- Directed by: Avtar Bhogal
- Based on: The Ladies Club by Janet Greek
- Starring: Dimple Kapadia; Raj Babbar;
- Music by: Bappi Lahiri
- Release date: 2 September 1988;
- Country: India
- Language: Hindi

= Zakhmi Aurat =

Zakhmi Aurat (English : Wounded Woman) is a 1988 Indian Hindi drama movie starring Dimple Kapadia and Raj Babbar and directed by Avtar Bhogal. Kapadia plays Kiran Dutt, a police officer who is subject to a gang rape and when the judicial system fails to convict the criminals, unites with other rape victims to castrate the rapists in revenge.

The film is inspired by the 1986 American thriller The Ladies Club by Janet Greek.

==Plot==
The film is about women who have been raped and how they get revenge by castrating the rapists. Kiran Dutt is a woman police officer who is gang raped by three goons in gruesome fashion - her jeans and panty flung on the fan, her hands and legs spread wide apart and tied to bed posts, as testimony to the ghastly act taking place below.

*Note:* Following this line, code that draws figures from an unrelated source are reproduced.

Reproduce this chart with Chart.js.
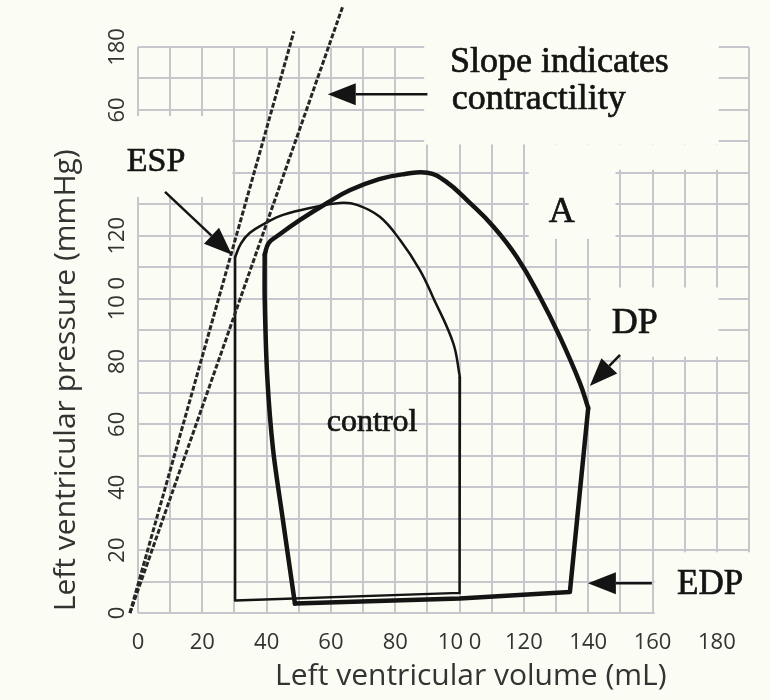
<!DOCTYPE html>
<html>
<head>
<meta charset="utf-8">
<script src="https://cdn.jsdelivr.net/npm/chart.js@4"></script>
<style>
  html, body { margin: 0; background: #fbfcf3; }
  #wrap { width: 770px; height: 700px; }
</style>
</head>
<body>
<div id="wrap"><canvas id="pv" width="770" height="700"></canvas></div>
<script>
// tick labels as they are printed on the figure
const xTickLabels = ["0", "20", "40", "60", "80", "10 0", "120", "140", "160", "180"];
const yTickLabels = ["0", "20", "40", "60", "80", "10 0", "120", "", "60", "180"];

// control loop: curved top (ejection) and the straight sides/bottom
const controlArcVol = [30.2, 32, 34.8, 40, 45.1, 53.5, 62.8, 68.1, 75.2, 81.5, 87.7, 91.7, 98, 100.1];
const controlArcPres = [113.2, 117.5, 120.9, 124.2, 126.6, 128.8, 130.4, 129.8, 126, 118.6, 109, 100.5, 85.9, 75];
const controlEdgeVol = [100.1, 100, 30.2, 30.2];
const controlEdgePres = [75, 6.4, 4, 113.2];

// bold loop: left side, curved top, right side + bottom
const boldLeftVol = [48.8, 45, 42, 40.2, 39.4, 39.4];
const boldLeftPres = [3, 30, 52, 75, 100, 114];
const boldArcVol = [39.4, 40.6, 43.2, 50.4, 58.8, 66, 75, 83, 90, 95.5, 103.2, 110.4, 117.8, 125, 131.2, 137.4, 140];
const boldArcPres = [114, 117.6, 119.8, 125, 130.4, 134.5, 138, 139.6, 140, 137.4, 130.4, 123, 113.2, 100.5, 87.8, 73.2, 65.2];
const boldEdgeVol = [140, 134.3, 100, 48.8];
const boldEdgePres = [65.2, 6.7, 4.6, 3];

// end-systolic pressure-volume lines
const steepLineVol = [-2.5, 48.5];
const steepLinePres = [0, 185];
const shallowLineVol = [-2.5, 63.7];
const shallowLinePres = [0, 193];

const paper = "#fbfcf3";
const ink = "#141414";

function pts(xs, ys) {
  return xs.map((x, i) => ({ x, y: ys[i] }));
}

// spots where the scanned grid is blank behind the labels [x0, x1, y0, y1]
const blankAreas = [
  [89, 180.6, 149, 186],
  [148, 180.6, 141, 149],
  [121.5, 148.5, 119, 149],
  [-5, 29.3, 132.3, 158],
  [140.8, 180.5, 81.5, 103.5],
  [160.7, 195, -3, 19.3],
];

const notes = [
  { text: "Slope indicates", x: 97, y: 175, size: 36, align: "left" },
  { text: "contractility", x: 97.6, y: 163.2, size: 36, align: "left" },
  { text: "ESP", x: 5.6, y: 143.4, size: 34, align: "center" },
  { text: "A", x: 131.8, y: 127.5, size: 36, align: "center" },
  { text: "DP", x: 154.5, y: 92.2, size: 36, align: "center" },
  { text: "EDP", x: 177.9, y: 8.9, size: 35, align: "center" },
  { text: "control", x: 72.8, y: 60.4, size: 32, align: "center" },
];

const arrows = [
  { from: [90, 165], to: [59, 165] },
  { from: [8.4, 133.9], to: [29.2, 113.9] },
  { from: [149.9, 82.1], to: [140.5, 72.2] },
  { from: [159.8, 9.5], to: [139.9, 9.5] },
];

const paperPlugin = {
  id: "paper",
  beforeDraw(chart) {
    const ctx = chart.ctx;
    ctx.save();
    ctx.fillStyle = paper;
    ctx.fillRect(0, 0, chart.width, chart.height);
    ctx.restore();
  },
  beforeDatasetsDraw(chart) {
    const { ctx, scales: { x, y } } = chart;
    ctx.save();
    ctx.fillStyle = paper;
    blankAreas.forEach(([x0, x1, y0, y1]) => {
      const l = x.getPixelForValue(x0), r = x.getPixelForValue(x1);
      const t = y.getPixelForValue(y1), b = y.getPixelForValue(y0);
      ctx.fillRect(l, t, r - l, b - t);
    });
    ctx.restore();
  },
  afterDatasetsDraw(chart) {
    const { ctx, chartArea, scales: { x, y } } = chart;
    ctx.save();
    ctx.fillStyle = ink;
    ctx.strokeStyle = ink;
    ctx.lineWidth = 0.7;
    ctx.textBaseline = "middle";
    notes.forEach((n) => {
      ctx.font = n.size + 'px "Liberation Serif"';
      ctx.textAlign = n.align;
      const px = x.getPixelForValue(n.x), py = y.getPixelForValue(n.y);
      ctx.fillText(n.text, px, py);
      ctx.strokeText(n.text, px, py);
    });

    ctx.lineWidth = 2.5;
    arrows.forEach((a) => {
      const x0 = x.getPixelForValue(a.from[0]), y0 = y.getPixelForValue(a.from[1]);
      const x1 = x.getPixelForValue(a.to[0]), y1 = y.getPixelForValue(a.to[1]);
      const ang = Math.atan2(y1 - y0, x1 - x0);
      const len = 28, half = 11;
      const bx = x1 - len * Math.cos(ang), by = y1 - len * Math.sin(ang);
      ctx.beginPath();
      ctx.moveTo(x0, y0);
      ctx.lineTo(bx, by);
      ctx.stroke();
      ctx.beginPath();
      ctx.moveTo(x1, y1);
      ctx.lineTo(bx + half * Math.sin(ang), by - half * Math.cos(ang));
      ctx.lineTo(bx - half * Math.sin(ang), by + half * Math.cos(ang));
      ctx.closePath();
      ctx.fill();
    });

    // rotated y tick labels and both axis titles
    ctx.fillStyle = "#333";
    ctx.textAlign = "center";
    ctx.font = '22px "Open Sans"';
    yTickLabels.forEach((lab, i) => {
      if (!lab) return;
      ctx.save();
      ctx.translate(chartArea.left - 20, y.getPixelForValue(i * 20));
      ctx.rotate(-Math.PI / 2);
      ctx.fillText(lab, 0, 0);
      ctx.restore();
    });
    ctx.font = '30px "Open Sans"';
    ctx.save();
    ctx.translate(66, y.getPixelForValue(74));
    ctx.rotate(-Math.PI / 2);
    ctx.fillText("Left ventricular pressure (mmHg)", 0, 0);
    ctx.restore();
    ctx.fillText("Left ventricular volume (mL)", x.getPixelForValue(103.5), 676);
    ctx.restore();
  },
};

const thin = { borderColor: ink, borderWidth: 2.5, pointRadius: 0, showLine: true, borderJoinStyle: "round", borderCapStyle: "round" };
const thick = { ...thin, borderWidth: 4.5 };
const dashed = { borderColor: "#262626", borderWidth: 3, pointRadius: 0, showLine: true, borderDash: [5, 2], clip: false };

new Chart(document.getElementById("pv"), {
  type: "scatter",
  data: {
    datasets: [
      { ...dashed, data: pts(steepLineVol, steepLinePres) },
      { ...dashed, data: pts(shallowLineVol, shallowLinePres) },
      { ...thin, tension: 0.4, data: pts(controlArcVol, controlArcPres) },
      { ...thin, tension: 0, data: pts(controlEdgeVol, controlEdgePres) },
      { ...thick, tension: 0.3, data: pts(boldLeftVol, boldLeftPres) },
      { ...thick, tension: 0.45, data: pts(boldArcVol, boldArcPres) },
      { ...thick, tension: 0, data: pts(boldEdgeVol, boldEdgePres) },
    ],
  },
  plugins: [paperPlugin],
  options: {
    responsive: false,
    animation: false,
    layout: { padding: { top: 47, right: 21, left: 0, bottom: 0 } },
    plugins: { legend: { display: false }, tooltip: { enabled: false } },
    scales: {
      x: {
        min: 0,
        max: 190,
        afterFit: (s) => { s.height = 87; },
        border: { display: false },
        grid: { color: "#c8c6cc", lineWidth: 2, drawTicks: false },
        ticks: {
          stepSize: 10,
          autoSkip: false,
          maxRotation: 0,
          padding: 17,
          color: "#333",
          font: { family: "Open Sans", size: 22 },
          callback: (v) => (v % 20 === 0 && xTickLabels[v / 20] !== undefined ? xTickLabels[v / 20] : ""),
        },
      },
      y: {
        min: 0,
        max: 180,
        afterFit: (s) => { s.width = 138; },
        border: { display: false },
        grid: { color: "#c8c6cc", lineWidth: 2, drawTicks: false },
        ticks: { stepSize: 10, display: false },
      },
    },
  },
});
</script>
</body>
</html>
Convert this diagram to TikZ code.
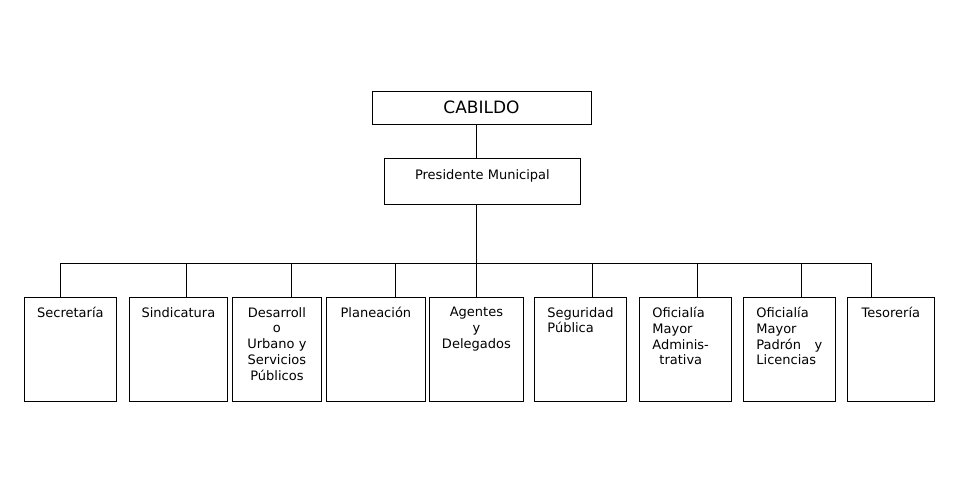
\documentclass[tikz,border=0pt]{standalone}
\usepackage{fontspec}
\setmainfont{DejaVu Sans}
\usetikzlibrary{positioning}

\begin{document}
\begin{tikzpicture}[x=1pt,y=-1pt,line width=0.8pt,
    unit/.style={draw,anchor=north west,inner sep=0,minimum height=104},
    txt/.style={inner sep=0,font=\fontsize{13}{15.7}\selectfont,align=center},
    ltxt/.style={txt,align=left,anchor=north west}]
  \useasboundingbox (0,0) rectangle (959,479);
  % top of the chart
  \node[draw,inner sep=0,minimum width=219,minimum height=33,
    font=\fontsize{17}{20}\selectfont] (cab) at (481.5,107.5) {CABILDO};
  \node[draw,anchor=north west,minimum width=196,minimum height=46] (pres) at (384,158) {};
  \node[txt,below=11pt of pres.north] (pres-t) {Presidente Municipal};
  % departments
  \foreach \n/\x/\w in {secr/24/92,sind/129/98,desa/232/89,plan/326/99,agen/429/94,
      segu/534/92,ofad/639/92,ofpa/743/92,teso/847/87}
    \node[unit,minimum width=\w] (\n) at (\x,297) {};
  \node[txt,below=10pt of secr.north] (secr-t) {Secretaría};
  \node[txt,below=10pt of sind.north] (sind-t) {Sindicatura};
  \node[txt,below=10pt of desa.north] (desa-t) {Desarroll\\o\\Urbano y\\Servicios\\Públicos};
  \node[txt,below=10pt of plan.north] (plan-t) {Planeación};
  \node[txt,below=10pt of agen.north] (agen-t) {Agentes\\y\\Delegados};
  \node[ltxt,below right=10pt and 13pt of segu.north west] (segu-t) {Seguridad\\Pública};
  \node[ltxt,below right=10pt and 13pt of ofad.north west] (ofad-t)
    {Oficialía\\Mayor\\Adminis-\\\hspace*{7pt}trativa};
  \node[ltxt,below right=10pt and 13pt of ofpa.north west] (ofpa-t)
    {Oficialía\\Mayor\\\makebox[66pt][l]{Padrón\hfill y}\\Licencias};
  \node[txt,below=10pt of teso.north] (teso-t) {Tesorería};
  % connectors
  \foreach \i/\x in {1/60,2/186,3/291,4/395,5/476,6/592,7/697,8/801,9/871}
    \coordinate (d\i) at (\x,263);
  \draw (cab.south -| d5) -- (pres.north -| d5);
  \draw (pres.south -| d5) -- (d5);
  \draw (d1) -- (d9);
  \foreach \i/\n in {1/secr,2/sind,3/desa,4/plan,5/agen,6/segu,7/ofad,8/ofpa,9/teso}
    \draw (d\i) -- (d\i |- \n.north);
\end{tikzpicture}
\end{document}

In the film the victim's trust in the Indian judicial system is shattered when despite her testimony, her rapists walk free. She decides to punish the rapists by forming a gang of wronged women and the modus operandi is to first identify the rapists, trap them and then castrate them one by one.

==Cast==

- Dimple Kapadia as Inspector Kiran Dutt
- Raj Babbar as Suraj Prakash
- Anupam Kher as Advocate Mahendranath
- Rama Vij as Dr. Asha Mehta
- Aruna Irani as Salma
- Beena Banerjee as Mrs. Mahendranath
- Satyendra Kapoor as Shanti's Father
- Om Shivpuri as Police Commissioner
- Puneet Issar as Sukhdev (Rapist)
- Tej Sapru as Suryakant (Rapist)
- Shiva Rindani as Ranjit (Rapist)
- Avtar Gill as Pinky's Rapist
- Roopesh Kumar as Raj
- Mangal Dhillon as Mr. Mehta
- Leela Mishra as Shanti's Grandmother
- Kalpana Iyer as Kanta
- Chand Usmani as Suraj's Mother
- Moolchand as Moolchand
- Surbhi Javeri Vyas as Neelu, Castration Gang Member
- Madhu Malhotra as Castration Gang Member

==Soundtrack==
All songs are written by Faruk Kaiser.

| Song | Singer |
|---|---|
| "Tauba Tauba, Allah Tauba" | Asha Bhosle |
| "Pal Pal Jale Meri Aatma" | Asha Bhosle |
| "Pyar Mila, Sab Kuch Mila, Pyar Hai To Sansar Hai" | Anuradha Paudwal, Mohammed Aziz |
| "Apni Raksha Aap Karegi" | Mohammed Aziz |
| "Apni Raksha Aap Karegi" | Chandrani Mukherjee |

==Production==
Dialogues of this movie written by Iqbal Durrani became quite popular.

==Critical response==
A financial success, the film opened to a polarised reaction from critics and further attracted wide coverage for its lengthy and brutal rape scene involving Kapadia. Khalid Mohammed of The Times of India noted Kapadia's "power packed performance" but criticised the rape sequence as "utter lasciviousness" and "vulgarity spattering through the screen". Feminist magazine Manushi panned its low cinematic quality, including the absurdity of the action scenes and the "ugly kind of titillation" in the rape scene, but believed it "stays closer to women's experience" than other films of its sort; the review was particularly approving of Kapadia's work: "What really carries the film through is Dimple Kapadia's performance—low key, moving and charming without being at all clinging or seductive. She brings a conviction to her role that is rare among Bombay heroines."

In later years, The Times of India labelled it a "B-grade movie" though it noted Kapadia's convincing portrayal of "anguish and bitterness at being denied justice". M.L. Dhawan from The Tribune, while documenting the famous Hindi films of 1988, praised Kapadia for "proving her mettle as an actress of intensity and passion." Subhash Jha, however, wrote in 2002 that its box-office outcome notwithstanding, Zakhmi Aurat "turned into quite an embarrassment for its leading lady".